Sometimes I wish you could fast forward your life to see how everything ends up.

A long time ago (although really only about 6 years, which, granted, is a lot when you only have 22 years of life experience), I remember feeling like anything was possible. I remember thinking, almost on a daily basis, that everything would work out as it should. That the universe would put everything in order for me even if I couldn’t at the time figure out what that order was.

What I didn’t realize then was that the universe was fucking infuriating. That there is still a chance that the universe could have a grand plan for everyone in it (call it destiny, call it god, call it what you want), but when you are in the middle of wading through the shit in between, when you are trying to figure out what it is exactly that is going on is when you start to think that everything that you thought before was utter bullshit.

I’m not sure when I started becoming jaded. (Although I’m pretty sure that I can pinpoint the person who served as the catalyst for this reaction.) There are still spurts when I feel like everything will eventually work out for what it is supposed to be, but the muck of waiting is fucking miserable.

I am content with the path that my life has taken, but that isn’t to say that there aren’t things that I wish I could have done differently.

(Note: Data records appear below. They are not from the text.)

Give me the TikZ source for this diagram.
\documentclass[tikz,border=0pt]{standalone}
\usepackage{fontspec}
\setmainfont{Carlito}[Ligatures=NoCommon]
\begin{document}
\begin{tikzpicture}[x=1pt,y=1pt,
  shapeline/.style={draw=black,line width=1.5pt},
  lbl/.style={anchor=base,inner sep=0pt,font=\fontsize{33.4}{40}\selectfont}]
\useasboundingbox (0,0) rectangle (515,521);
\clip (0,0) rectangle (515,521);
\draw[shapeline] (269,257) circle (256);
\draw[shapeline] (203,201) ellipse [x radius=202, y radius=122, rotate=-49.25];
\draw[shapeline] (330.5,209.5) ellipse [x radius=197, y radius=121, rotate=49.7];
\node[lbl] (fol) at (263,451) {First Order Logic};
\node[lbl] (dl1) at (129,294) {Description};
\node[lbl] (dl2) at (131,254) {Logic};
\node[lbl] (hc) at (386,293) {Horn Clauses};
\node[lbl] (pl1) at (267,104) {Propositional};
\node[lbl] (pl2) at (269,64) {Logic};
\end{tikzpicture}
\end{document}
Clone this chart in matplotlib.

That isn’t to say that I spend some of my time questioning the things that I gave up to be here, and whether in the long run, the opportunity cost will still be worth it.

Is this what it’s all about? Do you never really know if what you’re doing is the thing that you’re meant to do? What if there isn’t one thing that you’re meant to do, but many things that would lead you to have a perfectly happy life unless you were, in fact, able to see the result of a different path chosen?

I have to believe that I will end up in the life that I want. But I also cannot be naïve enough to believe that the life in which everyone ends up is the life that they always wanted for themselves. Someone has to end up at the end wondering “what if?”

It is one of my greatest fears that sixty years from now, I will find that I have ended up in the later category.